For a moment I thought this anime would be totally realistic but that notion goes out the window with a chase scene in Istanbul which made me grin like an idiot. I swear the main character's modelled after Jackie Chan. He moves around like a hyperactive monkey, doing back-flips and swinging on cables, its fluid and very dynamic watching him beat people up mercilessly.

Unfortunately that is all the character has going for him. Why did he have to be a 17 year old school kid anyway? Why not just a regular guy in his 20's or 30's? The anime doesn’t delve into his dual lifestyle, that of being a school kid one day and ARCAM operative the next, and his extremely brief flashback-assisted back-story is almost like an afterthought. All it does is explain his origin, not shed light on anything in his personality, because he doesn’t have one to begin with! He's a walking cliché.
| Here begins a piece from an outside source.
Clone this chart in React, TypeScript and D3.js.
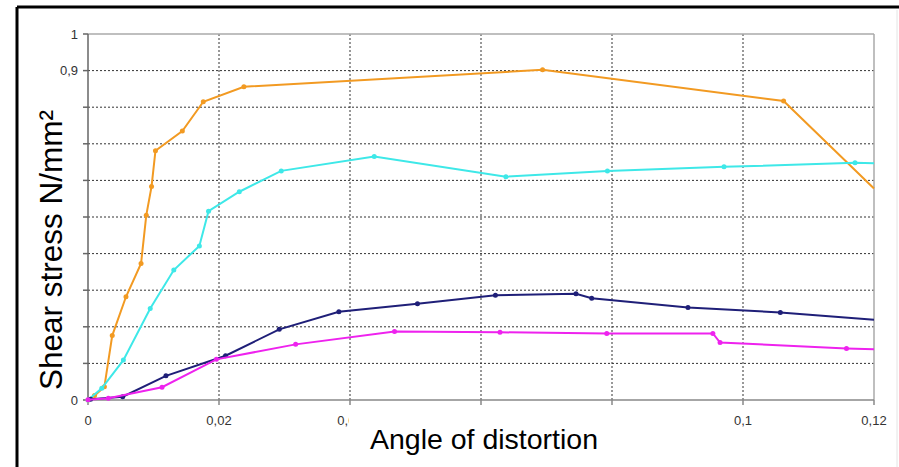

So in the end I just see the character as a cynical attempt at appeasing teens. "Hey check this out! Wouldn’t it be cool if a kid just like you was a kick-ass mercenary!?" Not really. Unless he's getting the shit kicked out of him by a girl called Chidori Kaname, I'm not interested. At least Full Metal Panic gave us a compelling back-story to make the entire story have weight. The action scenes in Spriggan may be unrealistic, but they could have retained some sense of coherency with the narrative, it feels very lazy and my Suspend-Disbelief-O-Meter just wasn’t compatible this time.

I can enjoy an over the top action-fest as much as the next Read or Die fan, but here it’s not fun and it’s not dramatic, and when it finally builds to an ever-increasingly illogical Akira-esque climax with a psychic super powered deformed kid and apocalyptic style crap blowing up, I'm losing even more respect for it to be even contemplating Katsuhiro Otomo’s masterpiece, let alone riffing off of it.

Spriggan feels both old-school with its late 90's violence; the kind where people and objects are eviscerated with unabashed glee that would make the guys who worked on Ninja Scroll hyperventilate in joy, but the anime also feels ahead of its time because of that attention to detail and unconventional setting. You get the sense that if only the story were much much better, as in: if Studio 4C took a different approach at adapting the manga or just took an entirely different one to adapt in the first place, it would have been nestled comfortably in a list of Top Anime Movies Of The 90's; next to stuff like Production I.G's Ghost in the Shell which came out a few years earlier.

The story isn’t even worth mentioning; it’s just a bunch of plot points ticked off one by one. Guy has to go from A to B; objects have to get from Y to Z. Spriggan has to go from 'plan-to-watch' to 'completed' with a score that means it barely entertained me for the running time and I'll probably never watch it again. An interesting if disappointing look at Studio 4C's earlier efforts. They've come a long way indeed.